*Written exercise*: Only the lines from the start of the data below through the line that contains "green_bottom = [16.0, 15.1, 12.0]" are to be copied, exactly and without pictures.
Start of Supplied information
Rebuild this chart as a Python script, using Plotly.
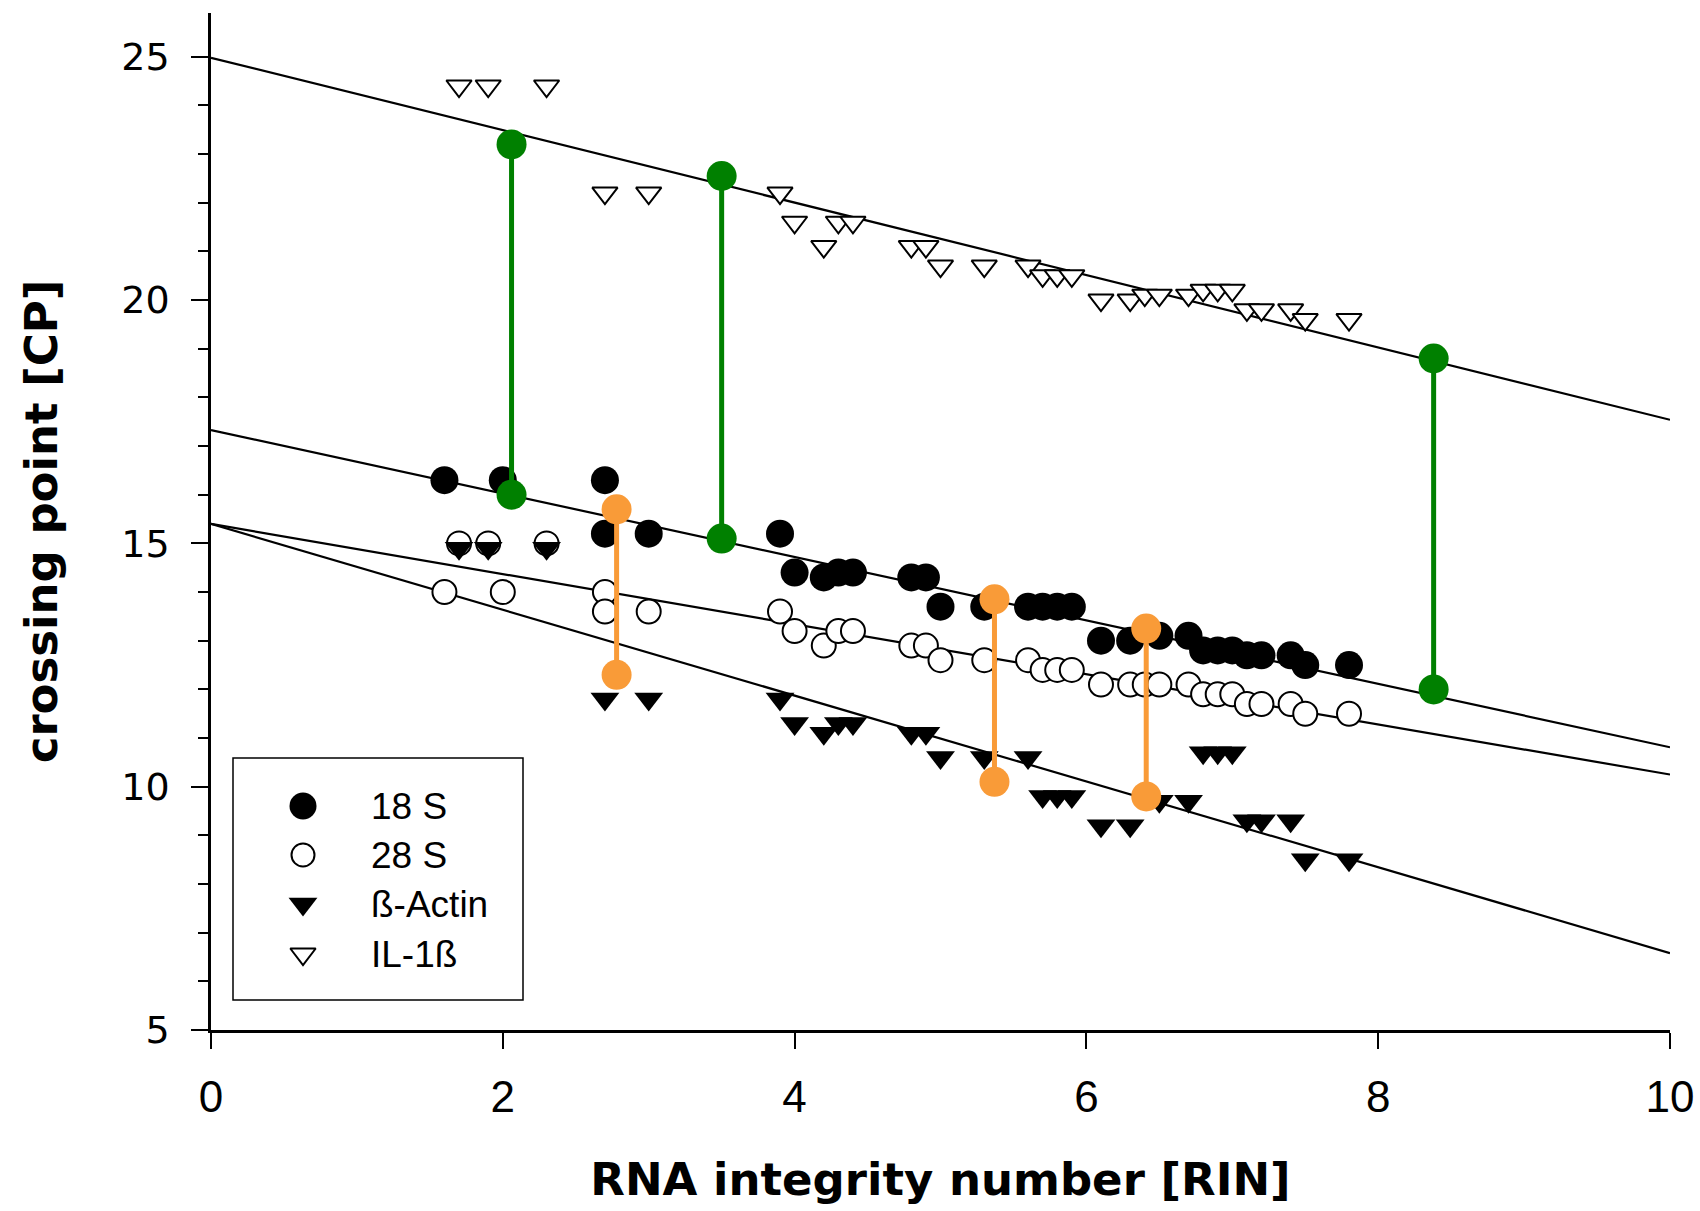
import numpy as np
import plotly.graph_objects as go

# ---------------- data ----------------
series_names = ["18 S", "28 S", "ß-Actin", "IL-1ß"]

rin_18s = [1.6, 2.0, 2.7, 2.7, 3.0, 3.9, 4.0, 4.2, 4.3, 4.4, 4.8, 4.9, 5.0, 5.3, 5.6,
           5.7, 5.8, 5.9, 6.1, 6.3, 6.5, 6.7, 6.8, 6.9, 7.0, 7.1, 7.2, 7.4, 7.5, 7.8]
cp_18s = [16.3, 16.3, 16.3, 15.2, 15.2, 15.2, 14.4, 14.3, 14.4, 14.4, 14.3, 14.3, 13.7, 13.7, 13.7,
          13.7, 13.7, 13.7, 13.0, 13.0, 13.1, 13.1, 12.8, 12.8, 12.8, 12.7, 12.7, 12.7, 12.5, 12.5]

rin_28s = [1.6, 1.7, 1.9, 2.0, 2.3, 2.7, 2.7, 3.0, 3.9, 4.0, 4.2, 4.3, 4.4, 4.8, 4.9, 5.0, 5.3,
           5.6, 5.7, 5.8, 5.9, 6.1, 6.3, 6.4, 6.5, 6.7, 6.8, 6.9, 7.0, 7.1, 7.2, 7.4, 7.5, 7.8]
cp_28s = [14.0, 15.0, 15.0, 14.0, 15.0, 14.0, 13.6, 13.6, 13.6, 13.2, 12.9, 13.2, 13.2, 12.9, 12.9, 12.6, 12.6,
          12.6, 12.4, 12.4, 12.4, 12.1, 12.1, 12.1, 12.1, 12.1, 11.9, 11.9, 11.9, 11.7, 11.7, 11.7, 11.5, 11.5]

rin_actin = [1.7, 1.9, 2.3, 2.7, 3.0, 3.9, 4.0, 4.2, 4.3, 4.4, 4.8, 4.9, 5.0, 5.3, 5.6,
             5.7, 5.8, 5.9, 6.1, 6.3, 6.5, 6.7, 6.8, 6.9, 7.0, 7.1, 7.2, 7.4, 7.5, 7.8]
cp_actin = [14.9, 14.9, 14.9, 11.8, 11.8, 11.8, 11.3, 11.1, 11.3, 11.3, 11.1, 11.1, 10.6, 10.6, 10.6,
            9.8, 9.8, 9.8, 9.2, 9.2, 9.7, 9.7, 10.7, 10.7, 10.7, 9.3, 9.3, 9.3, 8.5, 8.5]

rin_il1b = [1.7, 1.9, 2.3, 2.7, 3.0, 3.9, 4.0, 4.2, 4.3, 4.4, 4.8, 4.9, 5.0, 5.3, 5.6, 5.7,
            5.8, 5.9, 6.1, 6.3, 6.4, 6.5, 6.7, 6.8, 6.9, 7.0, 7.1, 7.2, 7.4, 7.5, 7.8]
cp_il1b = [24.4, 24.4, 24.4, 22.2, 22.2, 22.2, 21.6, 21.1, 21.6, 21.6, 21.1, 21.1, 20.7, 20.7, 20.7, 20.5,
           20.5, 20.5, 20.0, 20.0, 20.1, 20.1, 20.1, 20.2, 20.2, 20.2, 19.8, 19.8, 19.8, 19.6, 19.6]

# regression lines (intercept, slope) per series, same order as series_names
fit_intercepts = [17.33, 15.40, 15.40, 24.98]
fit_slopes = [-0.652, -0.515, -0.882, -0.744]
fit_x = [0, 10]

# highlighted pairs
green_rin = [2.06, 3.50, 8.38]
green_top = [23.2, 22.55, 18.8]
green_bottom = [16.0, 15.1, 12.0]

orange_rin = [2.78, 5.37, 6.41]
orange_top = [15.7, 13.85, 13.25]
orange_bottom = [12.3, 10.1, 9.8]

x_ticks = [0, 2, 4, 6, 8, 10]
y_ticks = [5, 10, 15, 20, 25]

# ---------------- styling ----------------
BLACK = "black"
GREEN = "#008000"
ORANGE = "#F99B38"

styles = [
    dict(symbol="circle", size=28, color=BLACK, line=dict(width=0)),
    dict(symbol="circle", size=24, color="white", line=dict(width=2, color=BLACK)),
    dict(symbol="triangle-down", size=25, color=BLACK, line=dict(width=0)),
    dict(symbol="triangle-down", size=22, color="white", line=dict(width=2, color=BLACK)),
]
xs = [rin_18s, rin_28s, rin_actin, rin_il1b]
ys = [cp_18s, cp_28s, cp_actin, cp_il1b]

fig = go.Figure()

# regression lines
for name, b0, b1 in zip(series_names, fit_intercepts, fit_slopes):
    fx = np.array(fit_x, dtype=float)
    fig.add_trace(go.Scatter(x=fx, y=b0 + b1 * fx, mode="lines",
                             line=dict(color=BLACK, width=2.2), hoverinfo="skip",
                             showlegend=False))

# data points
for name, x, y, st in zip(series_names, xs, ys, styles):
    fig.add_trace(go.Scatter(x=x, y=y, mode="markers", name=name, marker=st,
                             showlegend=False))


def pairs(rin, top, bottom):
    px, py = [], []
    for r, t, b in zip(rin, top, bottom):
        px += [r, r, None]
        py += [b, t, None]
    return px, py


for rin, top, bottom, col in [(green_rin, green_top, green_bottom, GREEN),
                              (orange_rin, orange_top, orange_bottom, ORANGE)]:
    px, py = pairs(rin, top, bottom)
    fig.add_trace(go.Scatter(x=px, y=py, mode="lines+markers",
                             line=dict(color=col, width=5),
                             marker=dict(symbol="circle", size=30, color=col),
                             showlegend=False, connectgaps=False))

# ---------------- manual legend (pixel frame of plot area) ----------------
L, R, T, B = 211, 30, 13, 181
W, H = 1700, 1211
PW, PH = W - L - R, H - T - B

leg_marker_x = 303 - L
leg_text_x = 369 - L
leg_rows = [806 - T, 855 - T, 904 - T, 954 - T]
leg_styles = [
    dict(symbol="circle", size=27, color=BLACK, line=dict(width=0)),
    dict(symbol="circle", size=23, color="white", line=dict(width=2, color=BLACK)),
    dict(symbol="triangle-down", size=25, color=BLACK, line=dict(width=0)),
    dict(symbol="triangle-down", size=22, color="white", line=dict(width=2, color=BLACK)),
]
for name, yy, st in zip(series_names, leg_rows, leg_styles):
    fig.add_trace(go.Scatter(x=[leg_marker_x], y=[yy], mode="markers", marker=st,
                             xaxis="x2", yaxis="y2", showlegend=False, hoverinfo="skip"))
    fig.add_annotation(x=leg_text_x, y=yy, xref="x2", yref="y2", text=name,
                       showarrow=False, xanchor="left", yanchor="middle",
                       font=dict(family="Liberation Sans, Arial", size=37, color=BLACK))

fig.add_shape(type="rect", xref="x2", yref="y2",
              x0=233 - L, x1=523 - L, y0=758 - T, y1=1000 - T,
              line=dict(color=BLACK, width=1.5), fillcolor="rgba(0,0,0,0)", layer="above")

fig.update_layout(
    width=W, height=H,
    margin=dict(l=L, r=R, t=T, b=B, autoexpand=False),
    plot_bgcolor="white", paper_bgcolor="white",
    showlegend=False,
    xaxis=dict(range=[0, 10], tickvals=x_ticks, ticktext=[str(v) for v in x_ticks],
               ticks="outside", ticklen=16, tickwidth=2, tickcolor=BLACK,
               showline=True, linewidth=2.5, linecolor=BLACK, automargin=False,
               showgrid=False, zeroline=False, ticklabelstandoff=10,
               tickfont=dict(family="Liberation Sans Narrow, Arial Narrow, Liberation Sans",
                             size=44, color=BLACK),
               title=dict(text="RNA integrity number [RIN]", standoff=44,
                          font=dict(family="DejaVu Sans", size=45, weight="bold", color=BLACK))),
    yaxis=dict(range=[5, 25.9], tickvals=y_ticks, ticktext=[str(v) for v in y_ticks],
               ticks="outside", ticklen=17, tickwidth=2, tickcolor=BLACK,
               minor=dict(dtick=1, tick0=5, ticks="outside", ticklen=10, tickwidth=2,
                          tickcolor=BLACK, showgrid=False),
               showline=True, linewidth=2.5, linecolor=BLACK, automargin=False,
               showgrid=False, zeroline=False, ticklabelstandoff=14,
               tickfont=dict(family="DejaVu Sans", size=38, color=BLACK),
               title=dict(text="crossing point [CP]", standoff=50,
                          font=dict(family="DejaVu Sans", size=45, weight="bold", color=BLACK))),
    xaxis2=dict(range=[0, PW], overlaying="x", visible=False, fixedrange=True),
    yaxis2=dict(range=[PH, 0], overlaying="y", visible=False, fixedrange=True),
)

fig.write_html("out.html")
End of Supplied information
*Exercise result*:
Rebuild this chart as a Python script, using Plotly.
import numpy as np
import plotly.graph_objects as go

# ---------------- data ----------------
series_names = ["18 S", "28 S", "ß-Actin", "IL-1ß"]

rin_18s = [1.6, 2.0, 2.7, 2.7, 3.0, 3.9, 4.0, 4.2, 4.3, 4.4, 4.8, 4.9, 5.0, 5.3, 5.6,
           5.7, 5.8, 5.9, 6.1, 6.3, 6.5, 6.7, 6.8, 6.9, 7.0, 7.1, 7.2, 7.4, 7.5, 7.8]
cp_18s = [16.3, 16.3, 16.3, 15.2, 15.2, 15.2, 14.4, 14.3, 14.4, 14.4, 14.3, 14.3, 13.7, 13.7, 13.7,
          13.7, 13.7, 13.7, 13.0, 13.0, 13.1, 13.1, 12.8, 12.8, 12.8, 12.7, 12.7, 12.7, 12.5, 12.5]

rin_28s = [1.6, 1.7, 1.9, 2.0, 2.3, 2.7, 2.7, 3.0, 3.9, 4.0, 4.2, 4.3, 4.4, 4.8, 4.9, 5.0, 5.3,
           5.6, 5.7, 5.8, 5.9, 6.1, 6.3, 6.4, 6.5, 6.7, 6.8, 6.9, 7.0, 7.1, 7.2, 7.4, 7.5, 7.8]
cp_28s = [14.0, 15.0, 15.0, 14.0, 15.0, 14.0, 13.6, 13.6, 13.6, 13.2, 12.9, 13.2, 13.2, 12.9, 12.9, 12.6, 12.6,
          12.6, 12.4, 12.4, 12.4, 12.1, 12.1, 12.1, 12.1, 12.1, 11.9, 11.9, 11.9, 11.7, 11.7, 11.7, 11.5, 11.5]

rin_actin = [1.7, 1.9, 2.3, 2.7, 3.0, 3.9, 4.0, 4.2, 4.3, 4.4, 4.8, 4.9, 5.0, 5.3, 5.6,
             5.7, 5.8, 5.9, 6.1, 6.3, 6.5, 6.7, 6.8, 6.9, 7.0, 7.1, 7.2, 7.4, 7.5, 7.8]
cp_actin = [14.9, 14.9, 14.9, 11.8, 11.8, 11.8, 11.3, 11.1, 11.3, 11.3, 11.1, 11.1, 10.6, 10.6, 10.6,
            9.8, 9.8, 9.8, 9.2, 9.2, 9.7, 9.7, 10.7, 10.7, 10.7, 9.3, 9.3, 9.3, 8.5, 8.5]

rin_il1b = [1.7, 1.9, 2.3, 2.7, 3.0, 3.9, 4.0, 4.2, 4.3, 4.4, 4.8, 4.9, 5.0, 5.3, 5.6, 5.7,
            5.8, 5.9, 6.1, 6.3, 6.4, 6.5, 6.7, 6.8, 6.9, 7.0, 7.1, 7.2, 7.4, 7.5, 7.8]
cp_il1b = [24.4, 24.4, 24.4, 22.2, 22.2, 22.2, 21.6, 21.1, 21.6, 21.6, 21.1, 21.1, 20.7, 20.7, 20.7, 20.5,
           20.5, 20.5, 20.0, 20.0, 20.1, 20.1, 20.1, 20.2, 20.2, 20.2, 19.8, 19.8, 19.8, 19.6, 19.6]

# regression lines (intercept, slope) per series, same order as series_names
fit_intercepts = [17.33, 15.40, 15.40, 24.98]
fit_slopes = [-0.652, -0.515, -0.882, -0.744]
fit_x = [0, 10]

# highlighted pairs
green_rin = [2.06, 3.50, 8.38]
green_top = [23.2, 22.55, 18.8]
green_bottom = [16.0, 15.1, 12.0]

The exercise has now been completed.